§ Objective
Any pictures in the records below should be skipped; write out everything else exactly.
—————
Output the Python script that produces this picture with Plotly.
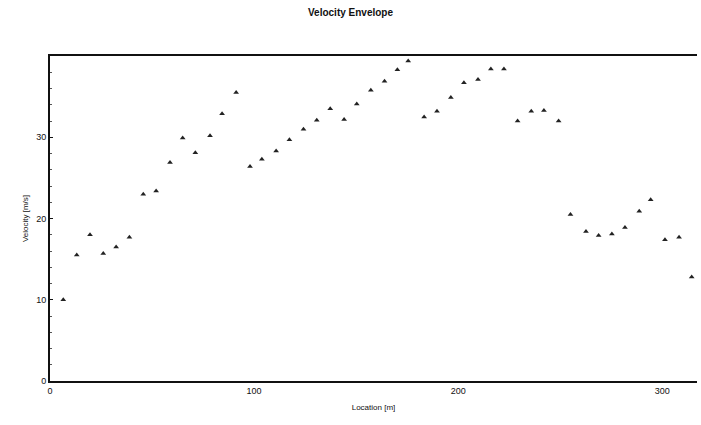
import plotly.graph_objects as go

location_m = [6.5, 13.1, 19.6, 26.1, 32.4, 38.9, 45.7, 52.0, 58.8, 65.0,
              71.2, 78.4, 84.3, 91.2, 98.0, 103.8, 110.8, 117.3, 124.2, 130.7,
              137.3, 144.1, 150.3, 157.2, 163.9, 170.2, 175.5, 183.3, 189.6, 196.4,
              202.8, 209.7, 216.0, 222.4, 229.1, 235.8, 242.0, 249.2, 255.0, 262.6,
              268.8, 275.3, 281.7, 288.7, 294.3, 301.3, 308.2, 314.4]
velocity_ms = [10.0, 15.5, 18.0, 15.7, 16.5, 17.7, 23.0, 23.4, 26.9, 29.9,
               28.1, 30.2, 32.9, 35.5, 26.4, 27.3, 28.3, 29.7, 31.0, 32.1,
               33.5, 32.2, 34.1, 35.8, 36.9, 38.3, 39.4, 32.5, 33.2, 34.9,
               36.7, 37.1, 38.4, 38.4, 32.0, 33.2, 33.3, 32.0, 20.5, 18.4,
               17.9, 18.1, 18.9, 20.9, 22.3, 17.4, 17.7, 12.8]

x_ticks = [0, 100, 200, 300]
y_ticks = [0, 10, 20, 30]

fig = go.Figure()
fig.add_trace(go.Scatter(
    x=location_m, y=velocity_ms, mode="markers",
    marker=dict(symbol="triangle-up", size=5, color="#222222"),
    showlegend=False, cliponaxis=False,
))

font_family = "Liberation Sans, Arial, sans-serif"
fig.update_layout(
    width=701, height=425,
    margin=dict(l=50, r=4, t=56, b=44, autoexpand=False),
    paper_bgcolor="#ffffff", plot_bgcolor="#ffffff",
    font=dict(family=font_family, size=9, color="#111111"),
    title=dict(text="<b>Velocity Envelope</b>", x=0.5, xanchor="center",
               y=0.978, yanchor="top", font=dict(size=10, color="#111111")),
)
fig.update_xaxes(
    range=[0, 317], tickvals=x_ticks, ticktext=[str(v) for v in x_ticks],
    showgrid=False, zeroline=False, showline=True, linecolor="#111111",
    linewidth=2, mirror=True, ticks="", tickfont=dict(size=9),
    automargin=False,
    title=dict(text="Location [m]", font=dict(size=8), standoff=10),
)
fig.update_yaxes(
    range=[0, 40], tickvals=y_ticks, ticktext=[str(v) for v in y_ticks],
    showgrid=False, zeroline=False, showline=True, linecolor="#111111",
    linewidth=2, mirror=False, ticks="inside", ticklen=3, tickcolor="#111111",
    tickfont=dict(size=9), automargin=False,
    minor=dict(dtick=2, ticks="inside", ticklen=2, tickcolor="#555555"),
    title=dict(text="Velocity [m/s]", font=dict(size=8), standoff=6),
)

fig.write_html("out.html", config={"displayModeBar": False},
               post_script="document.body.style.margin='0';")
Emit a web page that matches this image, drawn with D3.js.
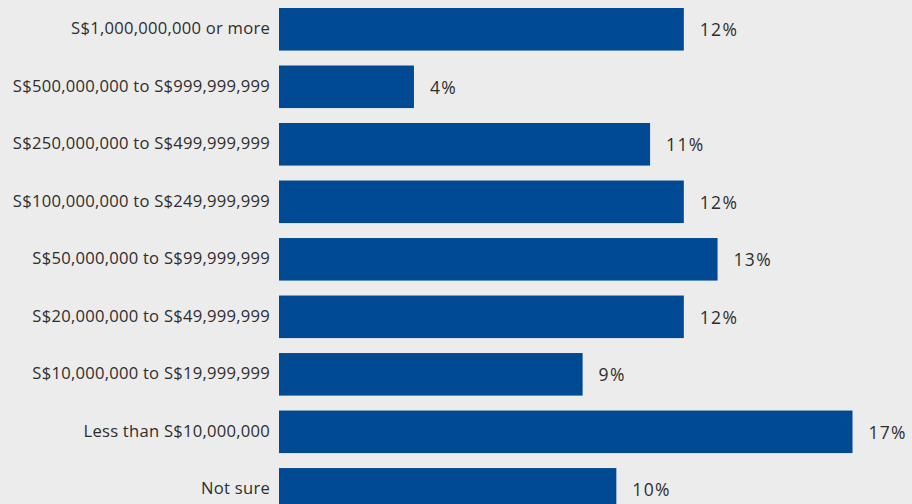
—————
§ Written solution
Output the Python script that produces this picture with Plotly.
import plotly.graph_objects as go

location_m = [6.5, 13.1, 19.6, 26.1, 32.4, 38.9, 45.7, 52.0, 58.8, 65.0,
              71.2, 78.4, 84.3, 91.2, 98.0, 103.8, 110.8, 117.3, 124.2, 130.7,
              137.3, 144.1, 150.3, 157.2, 163.9, 170.2, 175.5, 183.3, 189.6, 196.4,
              202.8, 209.7, 216.0, 222.4, 229.1, 235.8, 242.0, 249.2, 255.0, 262.6,
              268.8, 275.3, 281.7, 288.7, 294.3, 301.3, 308.2, 314.4]
velocity_ms = [10.0, 15.5, 18.0, 15.7, 16.5, 17.7, 23.0, 23.4, 26.9, 29.9,
               28.1, 30.2, 32.9, 35.5, 26.4, 27.3, 28.3, 29.7, 31.0, 32.1,
               33.5, 32.2, 34.1, 35.8, 36.9, 38.3, 39.4, 32.5, 33.2, 34.9,
               36.7, 37.1, 38.4, 38.4, 32.0, 33.2, 33.3, 32.0, 20.5, 18.4,
               17.9, 18.1, 18.9, 20.9, 22.3, 17.4, 17.7, 12.8]

x_ticks = [0, 100, 200, 300]
y_ticks = [0, 10, 20, 30]

fig = go.Figure()
fig.add_trace(go.Scatter(
    x=location_m, y=velocity_ms, mode="markers",
    marker=dict(symbol="triangle-up", size=5, color="#222222"),
    showlegend=False, cliponaxis=False,
))

font_family = "Liberation Sans, Arial, sans-serif"
fig.update_layout(
    width=701, height=425,
    margin=dict(l=50, r=4, t=56, b=44, autoexpand=False),
    paper_bgcolor="#ffffff", plot_bgcolor="#ffffff",
    font=dict(family=font_family, size=9, color="#111111"),
    title=dict(text="<b>Velocity Envelope</b>", x=0.5, xanchor="center",
               y=0.978, yanchor="top", font=dict(size=10, color="#111111")),
)
fig.update_xaxes(
    range=[0, 317], tickvals=x_ticks, ticktext=[str(v) for v in x_ticks],
    showgrid=False, zeroline=False, showline=True, linecolor="#111111",
    linewidth=2, mirror=True, ticks="", tickfont=dict(size=9),
    automargin=False,
    title=dict(text="Location [m]", font=dict(size=8), standoff=10),
)
fig.update_yaxes(
    range=[0, 40], tickvals=y_ticks, ticktext=[str(v) for v in y_ticks],
    showgrid=False, zeroline=False, showline=True, linecolor="#111111",
    linewidth=2, mirror=False, ticks="inside", ticklen=3, tickcolor="#111111",
    tickfont=dict(size=9), automargin=False,
    minor=dict(dtick=2, ticks="inside", ticklen=2, tickcolor="#555555"),
    title=dict(text="Velocity [m/s]", font=dict(size=8), standoff=6),
)

fig.write_html("out.html", config={"displayModeBar": False},
               post_script="document.body.style.margin='0';")
Emit a web page that matches this image, drawn with D3.js.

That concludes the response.